__GIVEN REQUEST__. Working from the top of the listing below, retype each line through the line containing "0.485, 0.347, 0.262];", both included, with no pictures.

__DATA EXCERPT__.
## BEGIN

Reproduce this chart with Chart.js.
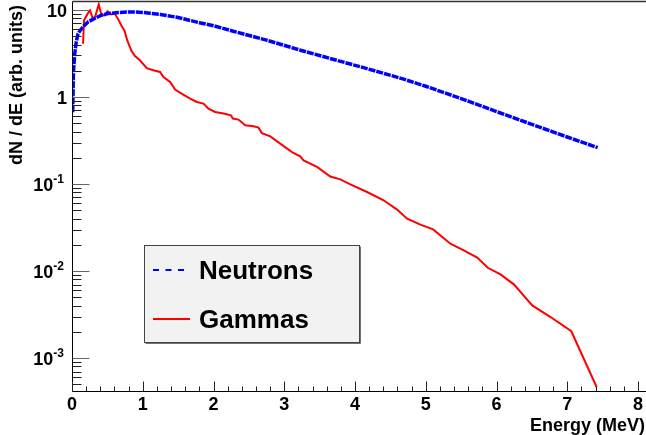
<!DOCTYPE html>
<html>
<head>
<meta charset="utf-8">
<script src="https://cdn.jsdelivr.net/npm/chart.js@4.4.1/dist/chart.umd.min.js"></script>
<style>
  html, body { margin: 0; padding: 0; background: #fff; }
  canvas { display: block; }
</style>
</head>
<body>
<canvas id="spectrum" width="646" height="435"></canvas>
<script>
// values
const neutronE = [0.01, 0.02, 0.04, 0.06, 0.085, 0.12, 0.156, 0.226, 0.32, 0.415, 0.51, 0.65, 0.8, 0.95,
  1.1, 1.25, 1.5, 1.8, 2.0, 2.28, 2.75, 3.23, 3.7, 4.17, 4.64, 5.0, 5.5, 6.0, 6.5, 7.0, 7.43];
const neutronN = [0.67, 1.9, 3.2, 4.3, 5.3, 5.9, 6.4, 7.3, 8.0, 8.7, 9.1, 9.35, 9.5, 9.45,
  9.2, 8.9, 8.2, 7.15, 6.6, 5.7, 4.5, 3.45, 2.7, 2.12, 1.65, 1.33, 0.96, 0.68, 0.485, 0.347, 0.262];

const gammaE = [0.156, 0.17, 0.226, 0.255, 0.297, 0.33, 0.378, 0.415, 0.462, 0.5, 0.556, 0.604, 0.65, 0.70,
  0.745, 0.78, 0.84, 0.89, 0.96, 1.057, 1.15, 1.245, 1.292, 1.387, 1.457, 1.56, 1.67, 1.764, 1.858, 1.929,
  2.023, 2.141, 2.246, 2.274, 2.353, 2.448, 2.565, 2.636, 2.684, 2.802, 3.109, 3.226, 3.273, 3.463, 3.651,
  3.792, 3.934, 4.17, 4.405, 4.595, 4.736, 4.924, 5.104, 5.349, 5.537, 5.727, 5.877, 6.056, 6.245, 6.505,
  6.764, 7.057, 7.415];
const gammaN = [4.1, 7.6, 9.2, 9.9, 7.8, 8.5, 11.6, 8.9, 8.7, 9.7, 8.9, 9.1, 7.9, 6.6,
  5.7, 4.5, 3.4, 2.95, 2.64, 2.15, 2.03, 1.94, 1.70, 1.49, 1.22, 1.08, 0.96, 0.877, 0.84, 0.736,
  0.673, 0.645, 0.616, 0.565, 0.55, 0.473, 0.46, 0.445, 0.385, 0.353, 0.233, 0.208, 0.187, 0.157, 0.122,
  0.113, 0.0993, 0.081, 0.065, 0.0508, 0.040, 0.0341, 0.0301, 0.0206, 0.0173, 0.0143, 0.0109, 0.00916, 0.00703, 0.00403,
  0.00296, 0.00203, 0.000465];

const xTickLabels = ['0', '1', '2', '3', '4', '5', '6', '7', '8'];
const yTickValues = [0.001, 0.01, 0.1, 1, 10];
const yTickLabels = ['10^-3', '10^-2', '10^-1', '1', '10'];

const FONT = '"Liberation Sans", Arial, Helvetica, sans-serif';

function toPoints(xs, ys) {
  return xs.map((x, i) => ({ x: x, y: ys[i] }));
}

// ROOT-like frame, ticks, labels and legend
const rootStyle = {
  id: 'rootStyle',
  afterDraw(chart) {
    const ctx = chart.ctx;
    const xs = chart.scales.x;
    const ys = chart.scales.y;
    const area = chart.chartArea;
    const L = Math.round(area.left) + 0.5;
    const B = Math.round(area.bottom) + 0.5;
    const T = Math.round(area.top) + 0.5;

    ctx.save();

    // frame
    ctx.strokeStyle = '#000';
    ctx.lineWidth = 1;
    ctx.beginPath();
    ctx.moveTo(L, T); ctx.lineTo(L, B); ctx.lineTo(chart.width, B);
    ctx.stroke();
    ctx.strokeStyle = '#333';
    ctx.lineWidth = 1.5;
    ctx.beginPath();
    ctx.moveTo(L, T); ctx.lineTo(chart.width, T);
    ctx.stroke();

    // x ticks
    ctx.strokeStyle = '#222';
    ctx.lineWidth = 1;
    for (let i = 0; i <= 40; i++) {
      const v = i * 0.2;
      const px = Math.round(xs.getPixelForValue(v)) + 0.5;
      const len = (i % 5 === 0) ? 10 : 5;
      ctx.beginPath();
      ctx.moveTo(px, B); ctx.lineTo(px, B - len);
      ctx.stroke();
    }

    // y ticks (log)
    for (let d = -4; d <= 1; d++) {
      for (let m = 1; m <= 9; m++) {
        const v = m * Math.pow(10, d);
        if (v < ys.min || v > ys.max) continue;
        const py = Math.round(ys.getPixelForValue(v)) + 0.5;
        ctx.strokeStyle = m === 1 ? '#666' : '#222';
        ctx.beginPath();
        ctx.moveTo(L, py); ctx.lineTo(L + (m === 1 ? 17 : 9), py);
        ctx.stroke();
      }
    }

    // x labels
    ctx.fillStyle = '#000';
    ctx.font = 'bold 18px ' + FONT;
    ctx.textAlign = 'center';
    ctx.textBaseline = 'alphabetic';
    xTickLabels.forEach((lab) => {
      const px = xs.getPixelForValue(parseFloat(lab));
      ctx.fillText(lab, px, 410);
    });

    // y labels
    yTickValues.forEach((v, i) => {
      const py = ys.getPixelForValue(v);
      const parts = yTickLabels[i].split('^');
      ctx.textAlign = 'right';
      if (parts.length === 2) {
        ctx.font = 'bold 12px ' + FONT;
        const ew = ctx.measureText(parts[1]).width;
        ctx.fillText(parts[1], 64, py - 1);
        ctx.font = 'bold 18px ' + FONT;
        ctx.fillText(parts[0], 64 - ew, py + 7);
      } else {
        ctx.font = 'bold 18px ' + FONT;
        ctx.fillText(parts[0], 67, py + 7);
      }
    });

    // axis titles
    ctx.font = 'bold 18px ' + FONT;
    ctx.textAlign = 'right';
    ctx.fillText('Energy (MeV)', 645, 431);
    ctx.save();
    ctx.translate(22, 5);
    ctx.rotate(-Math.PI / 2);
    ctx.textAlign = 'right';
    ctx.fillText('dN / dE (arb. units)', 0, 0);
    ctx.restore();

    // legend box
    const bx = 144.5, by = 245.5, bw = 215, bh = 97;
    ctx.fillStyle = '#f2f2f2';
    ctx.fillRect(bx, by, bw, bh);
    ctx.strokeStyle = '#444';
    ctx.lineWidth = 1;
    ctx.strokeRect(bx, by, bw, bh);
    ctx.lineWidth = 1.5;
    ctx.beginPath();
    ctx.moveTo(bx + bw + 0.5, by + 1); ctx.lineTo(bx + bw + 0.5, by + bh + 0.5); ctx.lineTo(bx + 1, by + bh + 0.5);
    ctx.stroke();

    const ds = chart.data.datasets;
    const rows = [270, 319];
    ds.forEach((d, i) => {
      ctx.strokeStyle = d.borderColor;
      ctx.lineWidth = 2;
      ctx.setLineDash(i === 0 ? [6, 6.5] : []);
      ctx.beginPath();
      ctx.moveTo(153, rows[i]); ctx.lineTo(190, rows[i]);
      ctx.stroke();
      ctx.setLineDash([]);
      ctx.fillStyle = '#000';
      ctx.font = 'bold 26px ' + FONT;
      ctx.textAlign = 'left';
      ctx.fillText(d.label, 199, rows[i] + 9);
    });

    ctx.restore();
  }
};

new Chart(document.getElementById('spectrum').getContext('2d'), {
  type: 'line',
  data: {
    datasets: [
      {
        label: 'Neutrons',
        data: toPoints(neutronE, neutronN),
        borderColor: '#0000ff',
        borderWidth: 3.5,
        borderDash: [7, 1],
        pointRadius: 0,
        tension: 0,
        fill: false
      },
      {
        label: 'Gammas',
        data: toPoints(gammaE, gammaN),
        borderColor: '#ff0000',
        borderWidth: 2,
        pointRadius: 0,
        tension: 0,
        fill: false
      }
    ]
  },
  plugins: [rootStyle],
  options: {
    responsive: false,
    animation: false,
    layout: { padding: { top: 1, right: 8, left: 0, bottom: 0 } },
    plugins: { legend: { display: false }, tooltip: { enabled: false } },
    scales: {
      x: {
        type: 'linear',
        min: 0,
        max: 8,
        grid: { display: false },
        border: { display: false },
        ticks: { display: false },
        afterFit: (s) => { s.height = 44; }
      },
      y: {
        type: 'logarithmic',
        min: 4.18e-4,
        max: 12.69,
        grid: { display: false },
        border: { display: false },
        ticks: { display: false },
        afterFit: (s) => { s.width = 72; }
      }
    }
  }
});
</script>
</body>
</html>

## END

__EXERCISE ANSWER__.
Reproduce this chart with Chart.js.
<!DOCTYPE html>
<html>
<head>
<meta charset="utf-8">
<script src="https://cdn.jsdelivr.net/npm/chart.js@4.4.1/dist/chart.umd.min.js"></script>
<style>
  html, body { margin: 0; padding: 0; background: #fff; }
  canvas { display: block; }
</style>
</head>
<body>
<canvas id="spectrum" width="646" height="435"></canvas>
<script>
// values
const neutronE = [0.01, 0.02, 0.04, 0.06, 0.085, 0.12, 0.156, 0.226, 0.32, 0.415, 0.51, 0.65, 0.8, 0.95,
  1.1, 1.25, 1.5, 1.8, 2.0, 2.28, 2.75, 3.23, 3.7, 4.17, 4.64, 5.0, 5.5, 6.0, 6.5, 7.0, 7.43];
const neutronN = [0.67, 1.9, 3.2, 4.3, 5.3, 5.9, 6.4, 7.3, 8.0, 8.7, 9.1, 9.35, 9.5, 9.45,
  9.2, 8.9, 8.2, 7.15, 6.6, 5.7, 4.5, 3.45, 2.7, 2.12, 1.65, 1.33, 0.96, 0.68, 0.485, 0.347, 0.262];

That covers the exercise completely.